Higher education institutions are under increasing pressure to provide services and infrastructure for research data management. These pressures come from a variety of sources: the opportunities of more data intensive and more open, collaborative research; the requirements of research funders; the increasing concern for research transparency and integrity; institutions concern to avoid [reputational] damage caused by poor responses to FoI requests or by data loss.  JISC website

The definition I use for RDMI builds on the context described in the JISC description:

RDMI is the mix of technology, services, and expertise organized locally or globally to support research data activities across the research lifecycle.

This discussion will focus specifically on the context served by RDMI, namely, data activities across the research lifecycle.

The Research Lifecycle

The research process is made up of a large set of activities that tend to be grouped into a series of fairly discrete stages.  Each stage typically consists of a set of related activities to accomplish a primary task, the outcomes of which are then passed to the next stage. For example, a survey’s design stage will result in the selection of a sample and an instrument for collecting data. The completion of these activities flow to a data collection stage where interviews are conducted and information is gathered from the sample.  While not all stages are necessarily linear, many of them do have logical dependencies that require sequential ordering.  For example, a research proposal is typically prepared before a grant application is submitted.

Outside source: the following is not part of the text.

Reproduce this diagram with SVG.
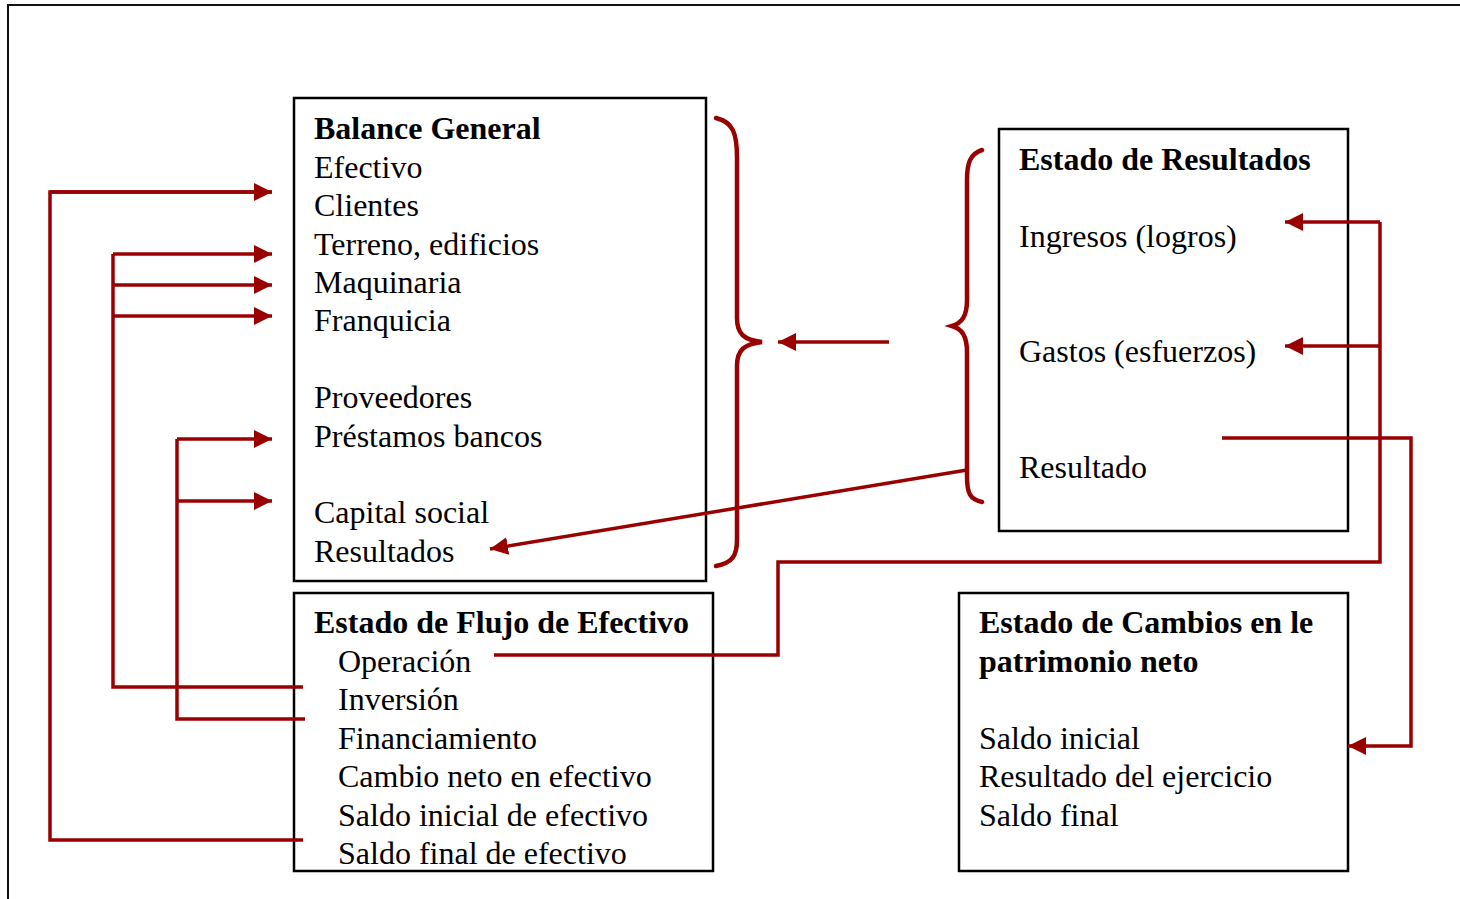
<svg xmlns="http://www.w3.org/2000/svg" width="1460" height="899" viewBox="0 0 1460 899">
<style>
.box{fill:#fff;stroke:#000;stroke-width:2.5}
.t{font-family:"Liberation Serif","Times New Roman",serif;font-size:32px;fill:#000}
.b{font-weight:bold}
.c{fill:none;stroke:#990000;stroke-width:3.5;stroke-linejoin:miter}
.br{fill:none;stroke:#990000;stroke-width:4.5;stroke-linecap:round}
.a{marker-end:url(#ah)}
</style>
<defs>
<marker id="ah" markerUnits="userSpaceOnUse" markerWidth="18" markerHeight="18" refX="16" refY="8" orient="auto" viewBox="0 0 16 16">
<path d="M0,0 L16,8 L0,16 Z" fill="#990000"/>
</marker>
</defs>
<rect width="1460" height="899" fill="#fff"/>
<g id="frame">
<path d="M8,899 L8,5 L1460,5" fill="none" stroke="#111" stroke-width="2"/>
</g>
<g id="balance">
<rect class="box" x="294" y="98" width="412" height="483"/>
<text class="t b" x="314" y="139">Balance General</text>
<text class="t" x="314" y="178">Efectivo</text>
<text class="t" x="314" y="216">Clientes</text>
<text class="t" x="314" y="255">Terreno, edificios</text>
<text class="t" x="314" y="293">Maquinaria</text>
<text class="t" x="314" y="331">Franquicia</text>
<text class="t" x="314" y="408">Proveedores</text>
<text class="t" x="314" y="447">Préstamos bancos</text>
<text class="t" x="314" y="523">Capital social</text>
<text class="t" x="314" y="562">Resultados</text>
</g>
<g id="flujo">
<rect class="box" x="294" y="593" width="419" height="278"/>
<text class="t b" x="314" y="633">Estado de Flujo de Efectivo</text>
<text class="t" x="338" y="672">Operación</text>
<text class="t" x="338" y="710">Inversión</text>
<text class="t" x="338" y="749">Financiamiento</text>
<text class="t" x="338" y="787">Cambio neto en efectivo</text>
<text class="t" x="338" y="826">Saldo inicial de efectivo</text>
<text class="t" x="338" y="864">Saldo final de efectivo</text>
</g>
<g id="resultados">
<rect class="box" x="999" y="129" width="349" height="402"/>
<text class="t b" x="1019" y="170">Estado de Resultados</text>
<text class="t" x="1019" y="247">Ingresos (logros)</text>
<text class="t" x="1019" y="362">Gastos (esfuerzos)</text>
<text class="t" x="1019" y="478">Resultado</text>
</g>
<g id="cambios">
<rect class="box" x="959" y="593" width="389" height="278"/>
<text class="t b" x="979" y="633">Estado de Cambios en le</text>
<text class="t b" x="979" y="672">patrimonio neto</text>
<text class="t" x="979" y="749">Saldo inicial</text>
<text class="t" x="979" y="787">Resultado del ejercicio</text>
<text class="t" x="979" y="826">Saldo final</text>
</g>
<g id="connectors">
<path class="br" d="M716,118 C733,122 737,133 737,158 L737,318 C737,334 744,340 762,342 C744,344 737,350 737,366 L737,540 C737,556 732,563 716,566"/>
<path class="br" d="M982,150 C970,154 967,163 967,180 L967,300 C967,316 962,323 952,326 C962,329 967,336 967,352 L967,476 C967,494 970,499 982,502"/>
<path class="c" d="M303,840 L50,840 L50,192 L272,192"/>
<path class="c a" d="M50,192 L272,192"/>
<path class="c" d="M303,687 L113,687 L113,254"/>
<path class="c a" d="M113,254 L272,254"/>
<path class="c a" d="M113,285 L272,285"/>
<path class="c a" d="M113,316 L272,316"/>
<path class="c" d="M305,719 L177,719 L177,439"/>
<path class="c a" d="M177,439 L272,439"/>
<path class="c a" d="M177,501 L272,501"/>
<path class="c" d="M494,655 L778,655 L778,562 L1380,562 L1380,222"/>
<path class="c a" d="M1380,222 L1285,222"/>
<path class="c a" d="M1380,346 L1285,346"/>
<path class="c a" d="M1222,438 L1411,438 L1411,746 L1348,746"/>
<path class="c a" d="M889,342 L778,342"/>
<path class="c a" d="M967,470 L490,549"/>
</g>
</svg>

As with any project management operation, the granularity at which activities are described presents different views of a project. Similarly, the stages in the research lifecycle can be aggregated or disaggregated into larger or smaller groupings. Nevertheless, there is a level at which a primary task will be accomplished and its outcomes passed to another stage.  In a survey, for example, there is a point where data processing is completed and a data product is passed along for analysis.

Research workflow of a typical scholar showing the nonlinear development of research projects and the multiple stages at which data are collected

The Jahnke and Asher diagram of the workflow of a typical researcher is intended to show the nonlinear nature of the research process.  I feel that the more important message depicted in this workflow is the connection to data throughout the various stages.  Many of the activities in the research lifecycle indirectly or directly involve aspects of data management.  The above diagram shows examples of data-related tasks in the feasibility research, project design, and active research stages.

The Research Lifecycle

There is a second lifecycle that is closely interrelated with the research lifecycle.  This is the data lifecycle, which overlaps stages in the research lifecycle but also consists of some important stages independent of project-based research, including stages dealing with data dissemination, preservation, discovery, and repurposing.  While the Humphrey diagram does not identify stages specific to the data lifecycle, it does consist of more stages outside the project level shown in the Jahnke and Asher diagram, including references to knowledge transfer and repositories for data and research outputs.

Research Data Management

Research data management involves the practices and activities across the research lifecycle that involve the operational support of data through design, production, processing, documentation, analysis, preservation, discovery and reuse.  Collectively, these data-related activities span the stages of project-based research as well as the extended stages that tend to be institutionally based.  The activities are about the “what” and “how” of research data.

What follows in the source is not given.